> Aim
What is the count of lines that hold the word "this"? Give only the number.

◆ ◆ ◆ ◆

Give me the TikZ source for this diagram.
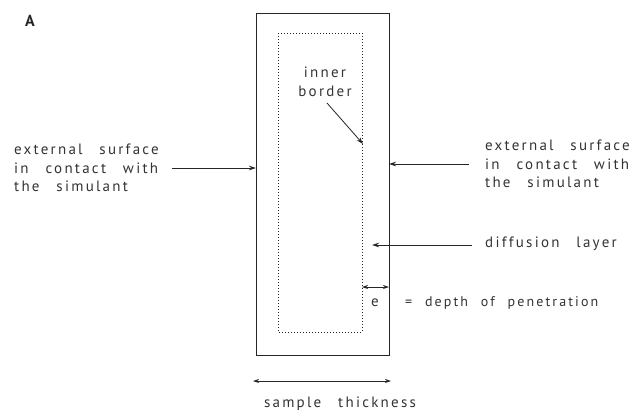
\documentclass[tikz,border=0pt]{standalone}
\usepackage{fontspec}
\setmainfont{PT Sans}[LetterSpace=15,WordSpace=2.7]
\newfontfamily\depthfont{PT Sans}[LetterSpace=15,WordSpace=2.2]
\usetikzlibrary{arrows.meta}
\begin{document}
\begin{tikzpicture}[x=1pt,y=-1pt,
  lbl/.style={inner sep=0pt,align=left,font=\fontsize{15}{18.5}\selectfont,text=black!80},
  arr/.style={-{Stealth[length=7pt,width=4.5pt]},line width=0.8pt,draw=black!85},
  darr/.style={{Stealth[length=6pt,width=4pt]}-{Stealth[length=6pt,width=4pt]},line width=0.8pt,draw=black!85}]
\useasboundingbox (0,0) rectangle (640,413);
% boxes
\draw[line width=1pt,draw=black!85] (256,13) rectangle (389,355);
\draw[dotted,line width=1pt,draw=black!85] (278,33) rectangle (362,332);
\node[text=black!85] (A) at (30,21) {\fontsize{16}{16}\selectfont\bfseries A};
% inner border
\node[lbl,align=center] (ib) at (325,82) {inner\\border};
\coordinate (ibs) at (327,103);
\coordinate (ibe) at (363,144);
\draw[arr] (ibs) -- (ibe);
% left external
\node[lbl,anchor=west] (le) at (14,168) {external surface\\in contact with\\the simulant};
\coordinate (la1) at (172,168);
\coordinate (la2) at (256,168);
\draw[arr] (la1) -- (la2);
% right external
\node[lbl,anchor=west] (re) at (485,164) {external surface\\in contact with\\the simulant};
\coordinate (ra1) at (469,164);
\coordinate (ra2) at (389,164);
\draw[arr] (ra1) -- (ra2);
% diffusion
\node[lbl,anchor=west] (dl) at (485,244) {diffusion layer};
\coordinate (da1) at (472,245);
\coordinate (da2) at (372,245);
\draw[arr] (da1) -- (da2);
% e
\coordinate (e1) at (362,287);
\coordinate (e2) at (389,287);
\draw[darr] (e1) -- (e2);
\node[lbl] (e) at (375,303) {e};
\node[lbl,anchor=west,font=\depthfont\fontsize{14}{18.5}\selectfont] (dp) at (405,303) {= depth of penetration};
% sample thickness
\coordinate (s1) at (253,381);
\coordinate (s2) at (391,381);
\draw[darr] (s1) -- (s2);
\node[lbl] (st) at (340,404) {sample thickness};
\end{tikzpicture}
\end{document}
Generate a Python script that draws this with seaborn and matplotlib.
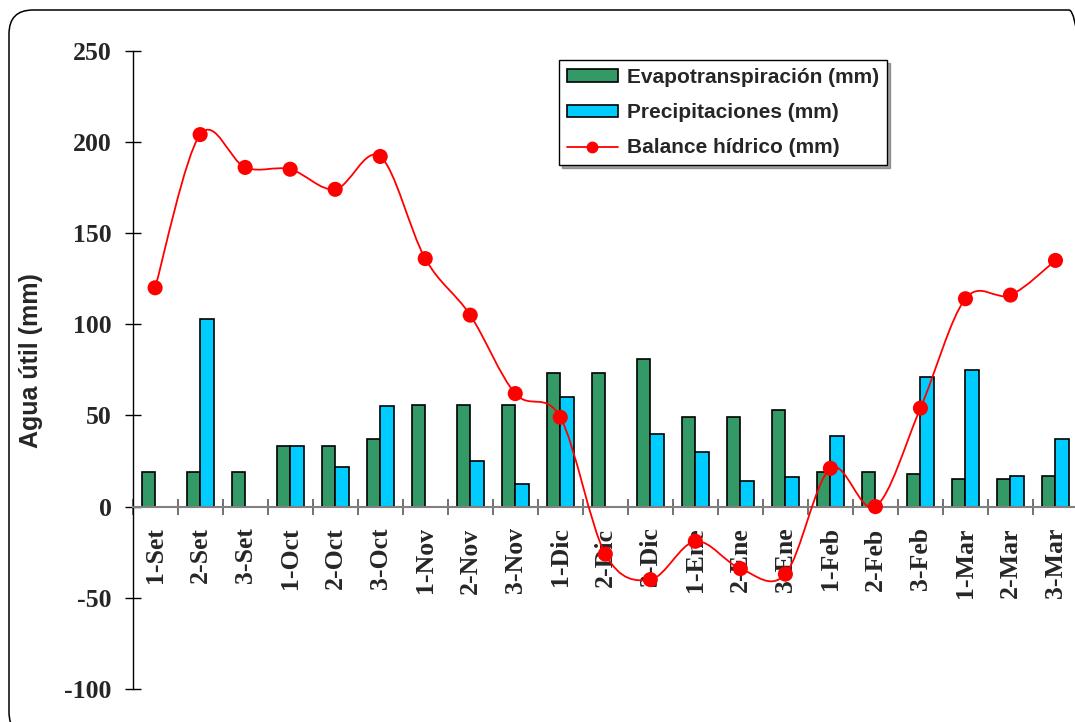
import numpy as np
import pandas as pd
import matplotlib
matplotlib.use("Agg")
import matplotlib.pyplot as plt
import seaborn as sns
from matplotlib.path import Path
from matplotlib.patches import PathPatch, Patch, FancyBboxPatch
from matplotlib.lines import Line2D

# ---------------- data ----------------
periodos = ['1-Set', '2-Set', '3-Set', '1-Oct', '2-Oct', '3-Oct', '1-Nov', '2-Nov', '3-Nov',
            '1-Dic', '2-Dic', '3-Dic', '1-Ene', '2-Ene', '3-Ene', '1-Feb', '2-Feb', '3-Feb',
            '1-Mar', '2-Mar', '3-Mar']
evapotranspiracion = [19, 19, 19, 33, 33, 37, 56, 56, 56, 73, 73, 81, 49, 49, 53, 19, 19, 18, 15, 15, 17]
precipitaciones = [np.nan, 103, np.nan, 33, 22, 55, np.nan, 25, 12.5, 60, np.nan, 40, 30, 14, 16,
                   39, np.nan, 71, 75, 17, 37]
balance = [120, 204, 186, 185, 174, 192, 136, 105, 62, 49, -26, -40, -19, -34, -37, 21, 0, 54,
           114, 116, 135]
series = ['Evapotranspiración (mm)', 'Precipitaciones (mm)', 'Balance hídrico (mm)']
y_ticks = [-100, -50, 0, 50, 100, 150, 200, 250]
ylabel = 'Agua útil (mm)'

GREEN = '#339966'
BLUE = '#00CCFF'
RED = '#FF0000'

sns.set_theme(style='white')
plt.rcParams['font.family'] = ['Liberation Sans', 'DejaVu Sans']
plt.rcParams['font.weight'] = 'bold'

W, H = 1075, 722
fig = plt.figure(figsize=(W / 100, H / 100), dpi=100)
fig.patch.set_facecolor('white')

# rounded chart-area frame (in inches; 1 inch = 100 px); right/bottom edges lie outside the image
frame = FancyBboxPatch((0.09, -0.14), 10.84, 7.26, boxstyle='round,pad=0,rounding_size=0.24',
                       transform=fig.dpi_scale_trans, facecolor='none', edgecolor='black',
                       linewidth=1.1, zorder=0)
fig.patches.append(frame)

ax = fig.add_axes([132.6 / W, 33 / H, (1078 - 132.6) / W, (671.3 - 33) / H])
ax.set_facecolor('none')

df = pd.DataFrame({
    'Periodo': periodos * 2,
    'Serie': [series[0]] * len(periodos) + [series[1]] * len(periodos),
    'Valor': evapotranspiracion + precipitaciones,
}).dropna()

sns.barplot(data=df, x='Periodo', y='Valor', hue='Serie', order=periodos,
            hue_order=series[:2], palette=[GREEN, BLUE], width=0.6, dodge=True,
            edgecolor='black', linewidth=1.2, errorbar=None, legend=False, ax=ax,
            saturation=1)


# smoothed balance line (Excel-like smoothing: Catmull-Rom as cubic Bezier)
def smooth_path(xs, ys):
    pts = np.column_stack([xs, ys]).astype(float)
    n = len(pts)
    verts = [pts[0]]
    codes = [Path.MOVETO]
    for i in range(n - 1):
        p0 = pts[i - 1] if i > 0 else pts[i]
        p1 = pts[i]
        p2 = pts[i + 1]
        p3 = pts[i + 2] if i + 2 < n else pts[i + 1]
        c1 = p1 + (p2 - p0) / 6.0
        c2 = p2 - (p3 - p1) / 6.0
        verts += [c1, c2, p2]
        codes += [Path.CURVE4] * 3
    return Path(verts, codes)


xpos = np.arange(len(periodos))
ax.add_patch(PathPatch(smooth_path(xpos, balance), facecolor='none', edgecolor=RED,
                       linewidth=1.3, zorder=5, clip_on=False))
sns.scatterplot(x=xpos, y=balance, color=RED, s=118, edgecolor='none', zorder=6, ax=ax,
                clip_on=False)

# axes styling
ax.set_xlim(-0.5, len(periodos) - 0.5)
ax.set_ylim(-100, 250)
ax.set_xlabel('')
ax.set_ylabel('')
for s in ['top', 'right']:
    ax.spines[s].set_visible(False)
ax.spines['left'].set_color('black')
ax.spines['left'].set_linewidth(1.0)
ax.spines['bottom'].set_position(('data', 0))
ax.spines['bottom'].set_color('0.5')
ax.spines['bottom'].set_linewidth(1.5)
ax.spines['bottom'].set_zorder(3)

ax.set_yticks(y_ticks)
ax.set_yticklabels([str(v) for v in y_ticks])
ax.tick_params(axis='y', direction='inout', length=11, width=1, color='black', pad=9.5,
               labelsize=18.5, labelfontfamily='Liberation Serif', left=True)

ax.set_xticks(xpos)
ax.set_xticklabels(periodos, rotation=90, va='top', ha='center')
ax.set_xticks(np.arange(-0.5, len(periodos), 1), minor=True)
ax.tick_params(axis='x', which='major', length=0, pad=15, labelsize=18.5,
               labelfontfamily='Liberation Serif', bottom=True)
ax.tick_params(axis='x', which='minor', direction='inout', length=11, width=1.2,
               color='0.35', bottom=True)
ax.grid(False)

fig.text(31.5 / W, 1 - 361 / H, ylabel, rotation=90, ha='center', va='center',
         fontsize=18, fontweight='bold', family='Liberation Sans')

handles = [Patch(facecolor=GREEN, edgecolor='black', linewidth=1.2),
           Patch(facecolor=BLUE, edgecolor='black', linewidth=1.2),
           Line2D([0], [0], color=RED, linewidth=1.3, marker='o', markersize=7.5,
                  markeredgecolor=RED)]
leg = ax.legend(handles, series, loc='upper left', bbox_to_anchor=(559 / W, 1 - 60 / H),
                bbox_transform=fig.transFigure, borderaxespad=0, frameon=True,
                fancybox=False, shadow=True, edgecolor='black', framealpha=1,
                prop={'family': 'Liberation Sans', 'weight': 'bold', 'size': 15},
                handlelength=2.45, handleheight=0.54, handletextpad=0.42,
                labelspacing=0.78, borderpad=0.38)
leg.get_frame().set_linewidth(1.0)
leg.set_zorder(10)

fig.savefig('out.png', dpi=100)
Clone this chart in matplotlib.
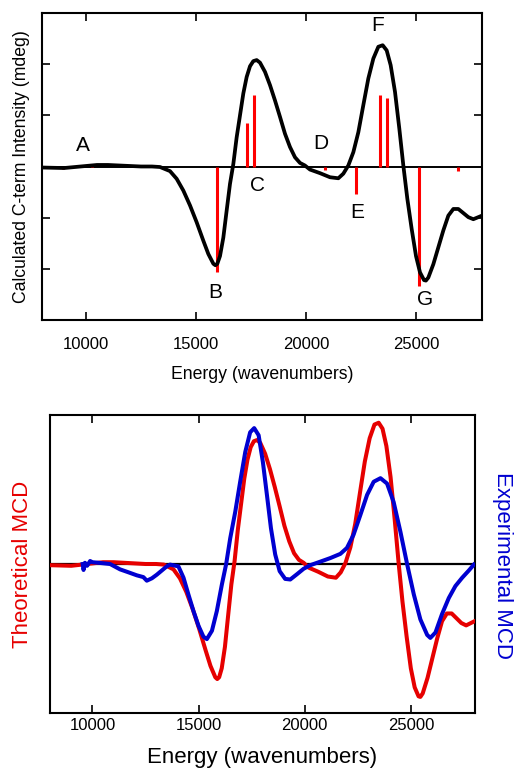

◆ ◆ ◆ ◆

> Answer to the task
3